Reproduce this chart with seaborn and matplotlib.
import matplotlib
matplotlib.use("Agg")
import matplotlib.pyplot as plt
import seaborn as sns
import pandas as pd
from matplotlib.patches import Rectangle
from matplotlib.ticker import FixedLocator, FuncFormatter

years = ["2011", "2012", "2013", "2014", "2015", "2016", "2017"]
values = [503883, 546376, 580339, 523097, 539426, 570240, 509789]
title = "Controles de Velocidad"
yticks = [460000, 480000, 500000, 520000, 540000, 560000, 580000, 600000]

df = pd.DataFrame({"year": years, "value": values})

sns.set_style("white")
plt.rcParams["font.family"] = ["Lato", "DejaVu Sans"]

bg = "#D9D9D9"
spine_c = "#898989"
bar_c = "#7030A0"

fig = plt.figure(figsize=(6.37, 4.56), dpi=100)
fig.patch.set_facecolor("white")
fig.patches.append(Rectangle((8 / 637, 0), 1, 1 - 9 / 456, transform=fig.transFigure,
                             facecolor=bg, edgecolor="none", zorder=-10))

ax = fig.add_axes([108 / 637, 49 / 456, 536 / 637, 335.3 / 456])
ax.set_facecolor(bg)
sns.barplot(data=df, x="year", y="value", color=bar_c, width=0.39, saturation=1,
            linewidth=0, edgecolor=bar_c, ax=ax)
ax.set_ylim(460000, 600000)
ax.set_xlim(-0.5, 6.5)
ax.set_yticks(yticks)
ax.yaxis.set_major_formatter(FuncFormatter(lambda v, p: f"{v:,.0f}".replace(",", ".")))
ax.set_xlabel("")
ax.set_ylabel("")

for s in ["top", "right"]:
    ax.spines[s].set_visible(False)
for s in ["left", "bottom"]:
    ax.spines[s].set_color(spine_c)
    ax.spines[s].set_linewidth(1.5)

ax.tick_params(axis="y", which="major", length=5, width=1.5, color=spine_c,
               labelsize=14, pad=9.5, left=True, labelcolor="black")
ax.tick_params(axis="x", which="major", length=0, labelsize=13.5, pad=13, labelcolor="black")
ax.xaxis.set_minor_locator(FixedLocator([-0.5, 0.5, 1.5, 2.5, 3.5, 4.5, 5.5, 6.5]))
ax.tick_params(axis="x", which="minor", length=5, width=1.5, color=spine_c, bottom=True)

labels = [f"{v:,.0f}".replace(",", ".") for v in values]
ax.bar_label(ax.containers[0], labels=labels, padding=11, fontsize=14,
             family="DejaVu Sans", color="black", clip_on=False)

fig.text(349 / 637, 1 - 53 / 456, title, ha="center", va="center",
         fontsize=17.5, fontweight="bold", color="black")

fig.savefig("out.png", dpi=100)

Set problem
Beginning at the first line above, repeat exactly until the line containing "from matplotlib.ticker import", which is included.

Problem solution
Reproduce this chart with seaborn and matplotlib.
import matplotlib
matplotlib.use("Agg")
import matplotlib.pyplot as plt
import seaborn as sns
import pandas as pd
from matplotlib.patches import Rectangle
from matplotlib.ticker import FixedLocator, FuncFormatter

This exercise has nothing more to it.